Are you saying you have remote central locking?

Is the keyfob a Skoda one?

Just because it has a skoda badge doesn't mean it is OE. If you have an aftermarket remote central locking unit, it is often wired to the driver side wiring to mimic the actions of the central locking switch, so unless the above is fixed the remote won't work.

The fuel sender most likely is broken. When the guage has dropped, bounce the rear of the car up and down. You will probably find the guage briefly returns to the correct reading.

After my issue on Sunday ( http://briskoda.net/forums/topic/176736-help-only-the-boot-will-lockunlock-all-4-doors-do-nothing/page__p__2130431__fromsearch__1entry2130431 ), I know how you feel!

Mine was the power line for the central locking going to the drivers door, shorting on the body and blowing the central locking (4 doors only)/fuel cap fuse (fuse 38). The boot is conveniently on a different circuit, so that was the only thing that unlocked and locked with the remote fob.

With fuse 38 removed, the drivers door control panel still works (opening/closing all windows and locking/unlocking the boot only). What doesn't work is the deadlocks, filler cap, door LED and central locking of the four doors (with remote, key or interior switch).

If your boot lock unlocks and locks all the doors perfectly, then there must be power to all the locks.

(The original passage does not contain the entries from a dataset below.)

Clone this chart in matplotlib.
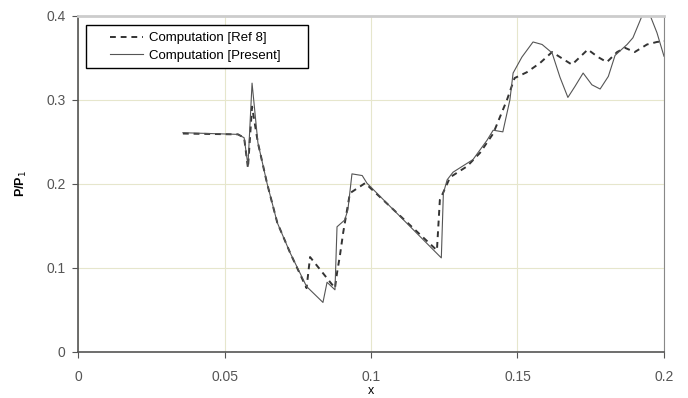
import matplotlib.pyplot as plt
from matplotlib.patches import Rectangle

plt.rcParams['font.family'] = ['Liberation Sans', 'DejaVu Sans']

# Computation [Ref 8] (dashed)
x_ref = [0.0358, 0.0546, 0.0567, 0.058, 0.0594, 0.0614, 0.0645, 0.068, 0.0724, 0.078,
         0.0792, 0.0877, 0.0884, 0.0894, 0.0905, 0.0928, 0.098, 0.1225, 0.1235, 0.127,
         0.1328, 0.1372, 0.1417, 0.1464, 0.149, 0.1532, 0.1577, 0.1618, 0.1645, 0.1686,
         0.1713, 0.174, 0.1775, 0.1805, 0.184, 0.1867, 0.19, 0.1942, 0.1976, 0.2]
y_ref = [0.260, 0.259, 0.255, 0.219, 0.292, 0.249, 0.201, 0.154, 0.118, 0.076,
         0.113, 0.076, 0.094, 0.115, 0.142, 0.189, 0.201, 0.121, 0.181, 0.208,
         0.221, 0.237, 0.260, 0.300, 0.326, 0.333, 0.344, 0.357, 0.351, 0.342,
         0.351, 0.360, 0.351, 0.345, 0.357, 0.362, 0.357, 0.366, 0.369, 0.370]

# Computation [Present] (solid)
x_pre = [0.0358, 0.0546, 0.0567, 0.058, 0.0594, 0.0614, 0.0645, 0.068, 0.0724, 0.078,
         0.0836, 0.085, 0.0877, 0.0884, 0.091, 0.0921, 0.0935, 0.097, 0.0986, 0.124,
         0.1247, 0.126, 0.128, 0.1348, 0.1396, 0.1417, 0.145, 0.1474, 0.1485, 0.1515,
         0.1553, 0.1584, 0.1618, 0.1645, 0.1672, 0.1696, 0.1724, 0.1754, 0.1782, 0.181,
         0.1833, 0.1874, 0.1894, 0.1925, 0.195, 0.1976, 0.2]
y_pre = [0.261, 0.259, 0.255, 0.222, 0.320, 0.249, 0.201, 0.154, 0.118, 0.078,
         0.059, 0.083, 0.074, 0.149, 0.157, 0.169, 0.212, 0.210, 0.201, 0.112,
         0.189, 0.205, 0.214, 0.229, 0.252, 0.264, 0.262, 0.300, 0.332, 0.351,
         0.369, 0.366, 0.356, 0.327, 0.303, 0.316, 0.332, 0.318, 0.313, 0.328,
         0.353, 0.366, 0.374, 0.400, 0.403, 0.380, 0.352]

fig = plt.figure(figsize=(6.88, 3.98), dpi=100)
ax = fig.add_axes([0.1134, 0.1156, 0.8517, 0.8444])

ax.plot(x_ref, y_ref, linestyle=(0, (3, 2.5)), color='#333333', lw=1.4, label='Computation [Ref 8]')
ax.plot(x_pre, y_pre, linestyle='-', color='#555555', lw=0.8, label='Computation [Present]')

ax.set_xlim(0, 0.2)
ax.set_ylim(0, 0.4)
ax.set_xticks([0, 0.05, 0.1, 0.15, 0.2])
ax.set_xticklabels(['0', '0.05', '0.1', '0.15', '0.2'])
ax.set_yticks([0, 0.1, 0.2, 0.3, 0.4])
ax.set_yticklabels(['0', '0.1', '0.2', '0.3', '0.4'])
ax.grid(True, color='#e6e6cc', lw=0.8)
ax.tick_params(labelsize=10, labelcolor='#555555', color='#555555', length=4)
ax.tick_params(axis='x', pad=9)
ax.tick_params(axis='y', pad=5)

for s in ['left', 'bottom']:
    ax.spines[s].set_color('#555555')
    ax.spines[s].set_linewidth(1.2)
ax.spines['top'].set_color('#cccccc')
ax.spines['top'].set_linewidth(2)
ax.spines['right'].set_color('#888888')

ax.set_xlabel('x', fontsize=9, labelpad=1)
ax.set_ylabel('P/P$_1$', fontsize=9, fontweight='bold', labelpad=12)

# legend frame
ax.add_patch(Rectangle((0.0136, 0.845), 0.3788, 0.128, transform=ax.transAxes,
                       facecolor='white', edgecolor='black', lw=1.0, zorder=4))
leg = ax.legend(loc='upper left', bbox_to_anchor=(0.054, 0.952), fontsize=9.5,
                frameon=False, handlelength=2.5, handletextpad=0.45,
                borderpad=0, borderaxespad=0, labelspacing=0.4)
leg.set_zorder(5)

fig.savefig('out.png', dpi=100)
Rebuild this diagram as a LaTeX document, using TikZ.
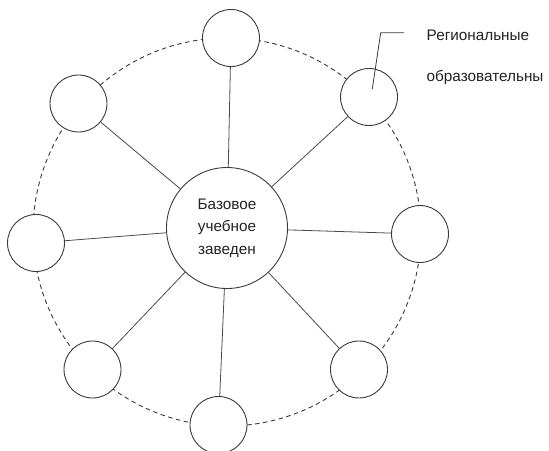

I don't know much about the central locking so I can't help much, but rwbaldwin diagnosed my fault pretty accurately!

Suppose you could have a broken wire in a similar place to mine. I guess there's a signal wire that tells the CCM when the drivers door has been locked/unlocked with the key/switch, which in turn sends a signal to all the other door lock modules. Does that make sense, or is it even feasable?

Where is the remote central locking receiver located anyway? Drivers door or dash somewhere?